- Film poster
- Directed by: Sree Harsha Konuganti
- Written by: Sree Harsha Konuganti
- Produced by: Bekkem Venugopal Riaz A.
- Starring: Tejus Kancherla; Tej Kurapati; Dinesh Tej; Abhinav Medishetti; Rahul Ramakrishna; Daksha Nagarkar; Priya Vadlamani; Hemal Ingle; Ramya Pasupuleti;
- Cinematography: Raj Thota
- Edited by: Vijay Vardhan Kavuri
- Music by: Radhan; Sunny M.R.; Varikuppala Yadagiri;
- Production companies: Lucky Media Asin Movie Creations
- Release date: 14 December 2018;
- Running time: 147 minutes
- Country: India
- Language: Telugu
- Box office: ₹13 crore

= Husharu =

2018 Indian comedy film directed by Sree Harsha

Hushaaru is a 2018 Indian Telugu-language coming of age buddy comedy film written and directed by Sree Harsha Konuganti. It stars Tejus Kancherla, Tej Kurapati, Dinesh Tej, Abhinav Medishetti, Rahul Ramakrishna, Daksha Nagarkar, Priya Vadlamani, Hemal Ingle and Ramya Pasupuleti.

== Plot ==
Four engineering graduates from middle-class families Arya, Chay, Dhruv and Bunty are clueless about their lives but enjoy being in each other's company, making the most of their energy. Just when things are going smooth, a personal setback hits them hard. How they rise above it and help their friendship stand the test of character and time is the story of Husharu.

== Soundtrack ==
The songs were composed by Radhan, Sunny M.R., and Varikuppala Yadagiri.
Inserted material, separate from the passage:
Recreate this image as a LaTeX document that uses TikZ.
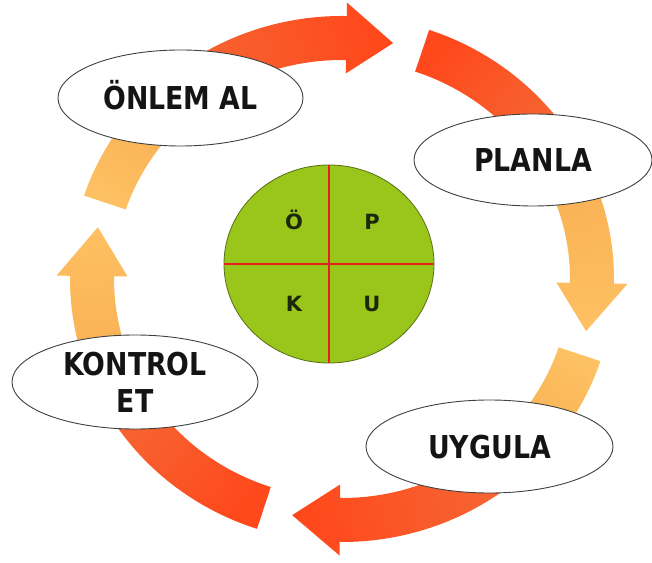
\documentclass[tikz,border=0pt]{standalone}
\usepackage{fontspec}
\newfontfamily\lblfont{DejaVu Sans}[FakeStretch=0.85]
\newfontfamily\letterfont{DejaVu Sans}
\usetikzlibrary{shapes.geometric}
\definecolor{redfar}{RGB}{255,72,28}
\definecolor{rednear}{RGB}{245,104,52}
\definecolor{peachfar}{RGB}{253,192,98}
\definecolor{peachnear}{RGB}{249,173,80}
\definecolor{pdcagreen}{RGB}{154,198,28}
\definecolor{pdcaborder}{RGB}{86,112,20}
\definecolor{crossred}{RGB}{230,30,28}
\definecolor{lettercol}{RGB}{28,40,12}
% band piece: #1 style, #2 from angle, #3 to angle
\newcommand{\bandpiece}[3]{%
  \path[#1] (#2:272pt and 263pt) arc[start angle=#2, end angle=#3, x radius=272pt, y radius=263pt]
    -- (#3:228pt and 219pt) arc[start angle=#3, end angle=#2, x radius=228pt, y radius=219pt] -- cycle;}
% head piece: #1 style, #2 from angle, #3 base angle, #4 tip angle
\newcommand{\headpiece}[4]{%
  \path[#1] (#2:272pt and 263pt) arc[start angle=#2, end angle=#3, x radius=272pt, y radius=263pt]
    -- (#3:285.5pt and 276.5pt) -- (#4:250pt and 241pt) -- (#3:214.5pt and 205.5pt)
    -- (#3:228pt and 219pt) arc[start angle=#3, end angle=#2, x radius=228pt, y radius=219pt] -- cycle;}
\begin{document}
\begin{tikzpicture}[x=1pt,y=1pt,
  lbl/.style={ellipse, draw=black!75, line width=0.9pt, fill=white, inner sep=0pt,
    font=\lblfont\bfseries\fontsize{31.5pt}{37pt}\selectfont, text=black!92, align=center},
  oneline/.style={text height=23pt, text depth=0pt},
  letter/.style={font=\letterfont\bfseries\fontsize{21pt}{24pt}\selectfont, text=lettercol,
    inner sep=0pt, text height=15.3pt, text depth=0pt},
  crossline/.style={draw=crossred, line width=2.8pt}
]
\fill[white] (0,0) rectangle (652,562);
\useasboundingbox (0,0) rectangle (652,562);
\coordinate (ring) at (342,283);
\begin{scope}[shift={(ring)}]
  % arrow from KONTROL side, under ONLEM AL, to top
  \bandpiece{shade, top color=peachfar, bottom color=peachnear, shading angle=146.6}{161.5}{131.7}
  \headpiece{shade, top color=redfar, bottom color=rednear, shading angle=-75}{131.7}{89}{78.2}
  % arrow under PLANLA
  \bandpiece{shade, top color=redfar, bottom color=rednear, shading angle=51.5}{71.3}{31.7}
  \headpiece{shade, top color=peachfar, bottom color=peachnear, shading angle=-170.4}{31.7}{-1}{-12.5}
  % arrow under UYGULA
  \bandpiece{shade, top color=peachfar, bottom color=peachnear, shading angle=-33.4}{-18.2}{-48.6}
  \headpiece{shade, top color=redfar, bottom color=rednear, shading angle=104.95}{-48.6}{-90.5}{-101.5}
  % arrow under KONTROL ET
  \bandpiece{shade, top color=redfar, bottom color=rednear, shading angle=-130.85}{-108.2}{-153.5}
  \headpiece{shade, top color=peachfar, bottom color=peachnear, shading angle=7.05}{-153.5}{-180.7}{-192.4}
\end{scope}
% labels
\node[lbl, oneline, minimum width=245pt, minimum height=96pt] (onlem) at (180.5,464) {ÖNLEM AL};
\node[lbl, oneline, minimum width=238pt, minimum height=92pt] (planla) at (533,402) {PLANLA};
\node[lbl, oneline, minimum width=247pt, minimum height=93pt] (uygula) at (489.5,115.5) {UYGULA};
\node[lbl, minimum width=246pt, minimum height=94pt] (kontrol) at (135,180) {KONTROL\\ET};
% centre disc
\node[ellipse, minimum width=210pt, minimum height=198pt, inner sep=0pt, fill=pdcagreen,
  draw=pdcaborder, line width=0.8pt] (pdca) at (329,298) {};
\draw[crossline] (pdca.west) -- (pdca.east);
\draw[crossline] (pdca.north) -- (pdca.south);
\node[letter] (lo) at (294,340.3) {Ö};
\node[letter] (lp) at (372,340.3) {P};
\node[letter] (lk) at (294,258.3) {K};
\node[letter] (lu) at (372,258.3) {U};
\end{tikzpicture}
\end{document}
| No. | Title | Lyrics | Music | Singer(s) | Length |
|---|---|---|---|---|---|
| 1. | "Na Na Na" | Bhaskarabhatla | Radhan | Bobo Shashi | 3:53 |
| 2. | "Undiporaadhey – Male Version" | Kittu Vissapragada | Radhan | Sid Sriram | 2:53 |
| 3. | "Friendship" | Krishna Kanth | Sunny M. R. | Tushar Joshi | 3:30 |
| 4. | "Pichaak" | Varikuppala Yadagiri | Varikuppala Yadagiri | Varikuppala Yaadagiri | 4:08 |
| 5. | "Naatu Naatu" | Krishna Kanth | Radhan | Rahul Sipligunj, Priya Himesh | 1:43 |
| 6. | "Nuvve Nuvve" | Krishna Kanth | Sunny M. R. | Arjit Singh | 3:10 |
| 7. | "O Pilla Kabooma" | Kalanidhi Masterji | Varikuppala Yadagiri | Rahul Ramakrishna | 1:28 |
| 8. | "Undiporaadhey – Sad Version" | Kittu Vissapragada | Radhan | Sid Sriram | 2:33 |
| 9. | "Kaboom" | Roll Rida | Sunny M. R. | Roll Rida | 1:30 |
| 10. | "Undiporaadhey – Female Version" | Spoorthi Yadagiri | Radhan | Spoorthi Yadagiri | 2:25 |
| 11. | "Bad Boys" | Krishna Kanth | Sunny M. R. | Roll Rida (rap portions), Sunny M.R. | 3:00 |
| Total length: |  |  |  |  | 30:13 |

== Release ==
The film was scheduled to release in August 2018 before being postponed to December of that same year. Raj Surya is directing the Kannada remake of the film starring Chandan Achar, Anup Revanna and Shrimahadev.

== Reception ==

=== Critical reception ===
The Times of India gave the film a rating of three out of five stars and wrote that "Hushaaru is mostly refreshing, captures the humorous side to friendships with zest". Asianet News Telugu gave the film 2.5 of 5 and appreciated the film's screenplay.

=== Box office ===
The film grossed ₹5 crore in five days, and ran for 50 days in theatres.